It had been five years since I’d hiked to the lake. It was a modest alpine lake in the northeast Cascades, tucked in the Lake Chelan-Sawtooth Wilderness, an area of public land that had accrued meaning for my family through years of trips and storytelling.
The area had experienced a wildfire in my absence. The trail was now lined with waist-high fireweed, flaring pink in remembered flame. A sign at the trailhead warned hikers that the charred trees might suddenly fall, burned roots giving out without warning. I went up with my brother and dad—4,000 feet in 8 miles—in the glaring sun, talking, as we did on every hike, of the relief the lake would be when we reached it.
Around mile three, my dad began to visibly suffer. It wasn’t the regular strain of hauling a 30-pound pack up rugged terrain (the kind where you surmise the trail was made with goats in mind rather than humans). It was the beginning of heat exhaustion and overexertion. His face was pale. He was dizzy. He couldn’t catch his breath. We stopped for a long break in the middle of the trail.
My dad had always been my guide in the wilderness; he was the sure-footed leader with generational knowledge of backcountry skills. After some soup and electrolyte chews—and a very long rest—my dad was able to pick up his pack again. But he barely made it into the lake that day, and he said it as we baby-stepped up the final set of switchbacks: it was the last time he would get into this kind of backcountry.
His declaration colored the rest of the trip. Instead of crossing another pass on day two and hiking into a new lake, to route out a new loop, my dad sat in camp to recover. My brother and I hiked the pass and were rewarded with a stunning array of mountains to the west, Glacier Peak among them. I sat on that pass for a while. It was a view my dad would never see again.
My brother and I descended to the lake and spent the rest of the trip with our dad. We dodged mosquitoes and I tried my hand at fly fishing for the first time. As we cast, a thunderstorm rose and opened up on the valley below us. We watched rain fall in dark columns, but the sun remained in camp, giving the illusion that our time at that place was somehow preserved.

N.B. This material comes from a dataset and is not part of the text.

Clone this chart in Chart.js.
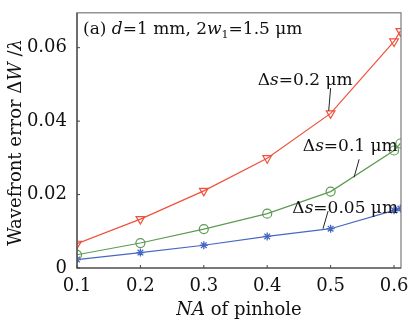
<!DOCTYPE html>
<html lang="en">
<head>
<meta charset="UTF-8">
<title>Wavefront error vs NA</title>
<style>
  html, body { margin: 0; padding: 0; background: #fff; }
  #wrap { width: 410px; height: 325px; }
</style>
</head>
<body>
<div id="wrap"><canvas id="myChart" width="410" height="325"></canvas></div>
<script src="https://cdn.jsdelivr.net/npm/chart.js"></script>
<script>
// data
const naValues = [0.1, 0.2, 0.3, 0.4, 0.5, 0.6, 0.61]
const err02 = [0.0066, 0.0133, 0.0210, 0.0299, 0.0421, 0.0617, 0.0645]
const err01 = [0.0036, 0.0068, 0.0106, 0.0148, 0.0208, 0.0320, 0.0339]
const err005 = [0.0023, 0.0042, 0.0062, 0.0086, 0.0107, 0.0157, 0.0162]
const xTicks = [0.1, 0.2, 0.3, 0.4, 0.5, 0.6]
const yTicks = [0, 0.02, 0.04, 0.06]
const xTickLabels = ['0.1', '0.2', '0.3', '0.4', '0.5', '0.6']
const yTickLabels = ['0', '0.02', '0.04', '0.06']

const serif = '"DejaVu Serif", "Liberation Serif", serif'
const red = '#f0513c'
const green = '#5e9a52'
const blue = '#4667c4'

function pts(ys) {
  return naValues.map((x, i) => ({ x: x, y: ys[i] }))
}

// draw a run of text pieces: [text, italic, subscript]
function richText(ctx, parts, x, y, size, align) {
  let total = 0
  parts.forEach(p => {
    ctx.font = (p[1] ? 'italic ' : '') + (p[2] ? size * 0.65 : size) + 'px ' + serif
    total += ctx.measureText(p[0]).width
  })
  let cx = align === 'center' ? x - total / 2 : x
  ctx.textBaseline = 'alphabetic'
  ctx.textAlign = 'left'
  parts.forEach(p => {
    ctx.font = (p[1] ? 'italic ' : '') + (p[2] ? size * 0.65 : size) + 'px ' + serif
    ctx.fillText(p[0], cx, p[2] ? y + size * 0.25 : y)
    cx += ctx.measureText(p[0]).width
  })
}

const decor = {
  id: 'decor',
  afterDatasetsDraw(chart) {
    const ctx = chart.ctx
    const a = chart.chartArea
    const xs = chart.scales.x
    const ys = chart.scales.y
    ctx.save()
    // frame
    ctx.strokeStyle = '#7a7a7a'
    ctx.lineWidth = 1.2
    ctx.strokeRect(a.left, a.top, a.right - a.left, a.bottom - a.top)
    ctx.strokeStyle = '#444'
    ctx.beginPath()
    ctx.moveTo(a.left, a.top); ctx.lineTo(a.left, a.bottom); ctx.lineTo(a.right, a.bottom)
    ctx.stroke()
    // inward ticks
    ctx.lineWidth = 1
    ctx.beginPath()
    xTicks.forEach(v => {
      const px = xs.getPixelForValue(v)
      ctx.moveTo(px, a.bottom); ctx.lineTo(px, a.bottom - 3)
    })
    yTicks.forEach(v => {
      const py = ys.getPixelForValue(v)
      ctx.moveTo(a.left, py); ctx.lineTo(a.left + 3, py)
    })
    ctx.stroke()

    ctx.fillStyle = '#111'
    // panel label
    richText(ctx, [['(a) ', false], ['d', true], ['=1 mm, 2', false], ['w', true], ['1', false, true], ['=1.5 μm', false]],
      a.left + 6, a.top + 21, 17, 'left')
    // series labels with leader lines
    const notes = [
      { t: '0.2', x: 0.460, y: 0.0515, lx: [0.500, 0.497], ly: [0.0490, 0.0428] },
      { t: '0.1', x: 0.531, y: 0.0335, lx: [0.545, 0.537], ly: [0.0296, 0.0247] },
      { t: '0.05', x: 0.523, y: 0.0165, lx: [0.496, 0.488], ly: [0.0155, 0.0107] }
    ]
    notes.forEach(n => {
      const px = xs.getPixelForValue(n.x)
      const py = ys.getPixelForValue(n.y)
      richText(ctx, [['Δ', false], ['s', true], ['=' + n.t + ' μm', false]], px, py + 6, 17, 'center')
      ctx.strokeStyle = '#222'
      ctx.beginPath()
      ctx.moveTo(xs.getPixelForValue(n.lx[0]), ys.getPixelForValue(n.ly[0]))
      ctx.lineTo(xs.getPixelForValue(n.lx[1]), ys.getPixelForValue(n.ly[1]))
      ctx.stroke()
    })
    // axis titles
    richText(ctx, [['NA', true], [' of pinhole', false]], (a.left + a.right) / 2, 315, 18, 'center')
    ctx.translate(21, (a.top + a.bottom) / 2 + 2)
    ctx.rotate(-Math.PI / 2)
    richText(ctx, [['Wavefront error Δ', false], ['W', true], [' /', false], ['λ', true]], 0, 0, 18, 'center')
    ctx.restore()
  }
}

const ctx = document.getElementById('myChart')
new Chart(ctx, {
  type: 'line',
  data: {
    datasets: [
      {
        label: 'Δs=0.2 μm', data: pts(err02), borderColor: red, backgroundColor: 'rgba(0,0,0,0)',
        pointStyle: 'triangle', rotation: 180, pointRadius: 5, pointBorderColor: red, borderWidth: 1.2, pointBorderWidth: 1.2
      },
      {
        label: 'Δs=0.1 μm', data: pts(err01), borderColor: green, backgroundColor: 'rgba(0,0,0,0)',
        pointStyle: 'circle', pointRadius: 4.5, pointBorderColor: green, borderWidth: 1.2, pointBorderWidth: 1.2
      },
      {
        label: 'Δs=0.05 μm', data: pts(err005), borderColor: blue, backgroundColor: blue,
        pointStyle: 'star', pointRadius: 4, pointBorderColor: blue, borderWidth: 1.2, pointBorderWidth: 1.3
      }
    ]
  },
  options: {
    responsive: false,
    animation: false,
    layout: { padding: { top: 7, right: 9, left: 0, bottom: 0 } },
    plugins: { legend: { display: false }, tooltip: { enabled: false } },
    scales: {
      x: {
        type: 'linear', min: 0.1, max: 0.611,
        afterBuildTicks: s => { s.ticks = xTicks.map(v => ({ value: v })) },
        afterFit: s => { s.height = 57 },
        grid: { display: false }, border: { display: false },
        ticks: {
          color: '#111', padding: 0, maxRotation: 0,
          font: { family: serif, size: 18 },
          callback: (v, i) => xTickLabels[i]
        }
      },
      y: {
        type: 'linear', min: 0, max: 0.0695,
        afterBuildTicks: s => { s.ticks = yTicks.map(v => ({ value: v })) },
        afterFit: s => { s.width = 77 },
        grid: { display: false }, border: { display: false },
        ticks: {
          color: '#111', padding: 2,
          font: { family: serif, size: 18 },
          callback: (v, i) => yTickLabels[i]
        }
      }
    }
  },
  plugins: [decor]
})
</script>
</body>
</html>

All the backcountry stories we usually told came forward that night, and then some. My dad told a new one about my grandfather riding a motorbike into the area before it was designated a wilderness. My grandfather has been gone for a while, but the stories were as fixed to the place as the scree that lined the lake, or maybe the stars—shifting a bit with each telling, evolving as we did, but tied to that lake. It was a complicated solace to know that the place would remain even when my dad wouldn’t.
I’m grateful for that wilderness area, and that it can stay wild, whatever that looks like in the future. This is the power of the public lands we work to preserve, whether it’s for hiking, biking, hunting, fishing, or simply for the wildlife that live there. They’re places of stories, personal and communal, that date far back to the First Peoples who lived on the land.
Use the stories and resources in this issue—from fall road trips to a guide on what sort of recreation pass you’ll need—to make some memories with the next generation on our public lands. Sharing the wild places we cherish with others will give them the most powerful thing to fight for: love.